(Goal):
The line containing "xscale=1.114] at (axis" marks the end: quote every line from the start of the records below through it, word for word.

(Provided data):
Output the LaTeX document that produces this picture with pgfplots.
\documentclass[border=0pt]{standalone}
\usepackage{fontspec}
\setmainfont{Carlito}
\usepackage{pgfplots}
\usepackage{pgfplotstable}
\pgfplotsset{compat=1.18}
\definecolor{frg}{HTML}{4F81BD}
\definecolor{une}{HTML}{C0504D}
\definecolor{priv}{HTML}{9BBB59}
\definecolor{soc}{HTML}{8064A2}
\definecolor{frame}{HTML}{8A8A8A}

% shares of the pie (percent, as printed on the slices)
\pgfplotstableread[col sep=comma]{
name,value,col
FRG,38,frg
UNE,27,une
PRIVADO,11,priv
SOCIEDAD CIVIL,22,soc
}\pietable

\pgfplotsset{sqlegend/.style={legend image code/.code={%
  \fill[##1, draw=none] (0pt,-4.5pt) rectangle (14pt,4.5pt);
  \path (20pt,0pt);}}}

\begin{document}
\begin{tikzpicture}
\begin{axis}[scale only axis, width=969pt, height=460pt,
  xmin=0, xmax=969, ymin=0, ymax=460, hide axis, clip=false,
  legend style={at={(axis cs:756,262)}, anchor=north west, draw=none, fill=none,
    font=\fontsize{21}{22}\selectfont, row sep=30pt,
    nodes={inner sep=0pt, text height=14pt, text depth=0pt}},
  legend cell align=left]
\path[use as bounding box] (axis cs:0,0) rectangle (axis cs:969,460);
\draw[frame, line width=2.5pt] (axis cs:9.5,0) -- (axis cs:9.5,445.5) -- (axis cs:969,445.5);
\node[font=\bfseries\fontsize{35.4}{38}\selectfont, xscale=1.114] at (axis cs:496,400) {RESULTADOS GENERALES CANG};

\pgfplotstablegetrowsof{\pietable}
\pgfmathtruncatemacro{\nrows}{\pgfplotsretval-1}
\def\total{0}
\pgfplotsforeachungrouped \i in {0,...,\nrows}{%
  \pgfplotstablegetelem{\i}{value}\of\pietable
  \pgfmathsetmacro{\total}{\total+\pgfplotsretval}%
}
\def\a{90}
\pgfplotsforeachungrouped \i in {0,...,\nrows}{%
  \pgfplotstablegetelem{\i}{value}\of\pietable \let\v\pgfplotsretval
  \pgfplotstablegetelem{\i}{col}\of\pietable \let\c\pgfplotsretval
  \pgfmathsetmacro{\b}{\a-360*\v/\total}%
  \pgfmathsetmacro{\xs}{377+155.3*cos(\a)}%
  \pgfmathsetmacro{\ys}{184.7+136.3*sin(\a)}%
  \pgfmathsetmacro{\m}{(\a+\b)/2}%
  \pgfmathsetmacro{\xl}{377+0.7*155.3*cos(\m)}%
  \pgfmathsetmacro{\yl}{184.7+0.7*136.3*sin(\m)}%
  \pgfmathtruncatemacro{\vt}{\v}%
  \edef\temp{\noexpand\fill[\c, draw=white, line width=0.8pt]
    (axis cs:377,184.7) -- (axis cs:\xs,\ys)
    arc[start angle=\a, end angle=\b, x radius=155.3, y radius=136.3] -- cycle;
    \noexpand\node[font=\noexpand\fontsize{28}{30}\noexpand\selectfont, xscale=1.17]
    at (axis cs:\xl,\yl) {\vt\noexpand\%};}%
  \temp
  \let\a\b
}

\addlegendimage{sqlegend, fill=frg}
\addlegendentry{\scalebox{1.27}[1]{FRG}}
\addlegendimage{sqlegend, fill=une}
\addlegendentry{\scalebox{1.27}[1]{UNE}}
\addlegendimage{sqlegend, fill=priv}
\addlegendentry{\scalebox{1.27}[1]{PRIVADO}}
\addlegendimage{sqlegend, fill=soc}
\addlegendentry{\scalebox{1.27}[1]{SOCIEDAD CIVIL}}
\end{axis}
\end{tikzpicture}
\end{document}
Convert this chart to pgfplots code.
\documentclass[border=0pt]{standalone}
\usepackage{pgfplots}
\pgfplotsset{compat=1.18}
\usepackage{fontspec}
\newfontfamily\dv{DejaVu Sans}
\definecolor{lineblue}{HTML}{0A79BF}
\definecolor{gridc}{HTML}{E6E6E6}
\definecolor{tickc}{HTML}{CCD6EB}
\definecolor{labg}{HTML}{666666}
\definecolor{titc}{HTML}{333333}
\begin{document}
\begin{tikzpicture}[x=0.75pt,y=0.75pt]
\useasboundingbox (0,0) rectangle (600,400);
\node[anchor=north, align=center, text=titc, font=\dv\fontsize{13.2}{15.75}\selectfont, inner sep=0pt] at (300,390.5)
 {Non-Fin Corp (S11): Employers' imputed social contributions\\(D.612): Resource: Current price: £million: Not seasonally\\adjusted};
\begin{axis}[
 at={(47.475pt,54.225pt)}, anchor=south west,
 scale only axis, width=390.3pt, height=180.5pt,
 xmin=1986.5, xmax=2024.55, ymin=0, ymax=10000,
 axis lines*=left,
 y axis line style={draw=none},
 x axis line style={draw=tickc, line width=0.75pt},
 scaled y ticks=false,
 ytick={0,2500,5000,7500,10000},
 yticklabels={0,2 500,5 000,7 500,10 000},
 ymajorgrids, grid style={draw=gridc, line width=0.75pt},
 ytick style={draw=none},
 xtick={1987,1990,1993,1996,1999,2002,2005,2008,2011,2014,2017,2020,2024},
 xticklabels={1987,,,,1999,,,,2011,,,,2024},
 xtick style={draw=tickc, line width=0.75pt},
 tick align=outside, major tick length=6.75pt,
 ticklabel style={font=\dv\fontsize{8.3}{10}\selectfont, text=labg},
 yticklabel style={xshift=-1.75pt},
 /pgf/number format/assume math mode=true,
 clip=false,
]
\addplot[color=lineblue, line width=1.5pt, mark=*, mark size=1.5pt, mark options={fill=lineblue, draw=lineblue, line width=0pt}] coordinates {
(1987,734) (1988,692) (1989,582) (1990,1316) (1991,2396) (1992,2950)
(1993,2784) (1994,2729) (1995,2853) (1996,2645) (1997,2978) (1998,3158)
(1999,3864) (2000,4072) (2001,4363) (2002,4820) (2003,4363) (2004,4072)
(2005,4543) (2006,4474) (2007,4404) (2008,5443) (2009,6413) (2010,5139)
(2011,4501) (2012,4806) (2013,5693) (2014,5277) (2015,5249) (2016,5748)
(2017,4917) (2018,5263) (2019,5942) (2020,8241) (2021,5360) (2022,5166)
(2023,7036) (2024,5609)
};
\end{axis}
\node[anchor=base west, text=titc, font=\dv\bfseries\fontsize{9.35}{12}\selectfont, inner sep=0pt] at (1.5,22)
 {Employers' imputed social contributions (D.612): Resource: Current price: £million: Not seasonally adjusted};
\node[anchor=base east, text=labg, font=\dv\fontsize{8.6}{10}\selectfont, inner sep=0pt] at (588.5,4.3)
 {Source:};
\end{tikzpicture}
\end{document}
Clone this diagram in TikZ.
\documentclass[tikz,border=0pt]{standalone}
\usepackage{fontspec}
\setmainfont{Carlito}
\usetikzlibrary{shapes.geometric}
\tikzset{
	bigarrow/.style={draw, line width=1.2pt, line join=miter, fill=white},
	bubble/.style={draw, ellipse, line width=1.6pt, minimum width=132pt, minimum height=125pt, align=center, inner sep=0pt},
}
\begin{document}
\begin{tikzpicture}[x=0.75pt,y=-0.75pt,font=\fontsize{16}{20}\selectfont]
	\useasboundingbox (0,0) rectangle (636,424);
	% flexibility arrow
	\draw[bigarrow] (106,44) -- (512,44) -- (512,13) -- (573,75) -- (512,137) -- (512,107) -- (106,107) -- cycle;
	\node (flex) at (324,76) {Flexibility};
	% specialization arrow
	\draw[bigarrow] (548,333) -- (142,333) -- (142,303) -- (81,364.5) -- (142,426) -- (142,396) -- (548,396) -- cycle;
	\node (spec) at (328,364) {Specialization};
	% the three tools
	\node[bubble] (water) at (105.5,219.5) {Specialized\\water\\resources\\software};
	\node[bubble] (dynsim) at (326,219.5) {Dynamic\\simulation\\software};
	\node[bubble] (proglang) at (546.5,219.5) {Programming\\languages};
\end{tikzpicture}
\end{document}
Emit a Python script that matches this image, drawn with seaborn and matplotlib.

(Result for this exercise):
Output the LaTeX document that produces this picture with pgfplots.
\documentclass[border=0pt]{standalone}
\usepackage{fontspec}
\setmainfont{Carlito}
\usepackage{pgfplots}
\usepackage{pgfplotstable}
\pgfplotsset{compat=1.18}
\definecolor{frg}{HTML}{4F81BD}
\definecolor{une}{HTML}{C0504D}
\definecolor{priv}{HTML}{9BBB59}
\definecolor{soc}{HTML}{8064A2}
\definecolor{frame}{HTML}{8A8A8A}

% shares of the pie (percent, as printed on the slices)
\pgfplotstableread[col sep=comma]{
name,value,col
FRG,38,frg
UNE,27,une
PRIVADO,11,priv
SOCIEDAD CIVIL,22,soc
}\pietable

\pgfplotsset{sqlegend/.style={legend image code/.code={%
  \fill[##1, draw=none] (0pt,-4.5pt) rectangle (14pt,4.5pt);
  \path (20pt,0pt);}}}

\begin{document}
\begin{tikzpicture}
\begin{axis}[scale only axis, width=969pt, height=460pt,
  xmin=0, xmax=969, ymin=0, ymax=460, hide axis, clip=false,
  legend style={at={(axis cs:756,262)}, anchor=north west, draw=none, fill=none,
    font=\fontsize{21}{22}\selectfont, row sep=30pt,
    nodes={inner sep=0pt, text height=14pt, text depth=0pt}},
  legend cell align=left]
\path[use as bounding box] (axis cs:0,0) rectangle (axis cs:969,460);
\draw[frame, line width=2.5pt] (axis cs:9.5,0) -- (axis cs:9.5,445.5) -- (axis cs:969,445.5);
\node[font=\bfseries\fontsize{35.4}{38}\selectfont, xscale=1.114] at (axis cs:496,400) {RESULTADOS GENERALES CANG};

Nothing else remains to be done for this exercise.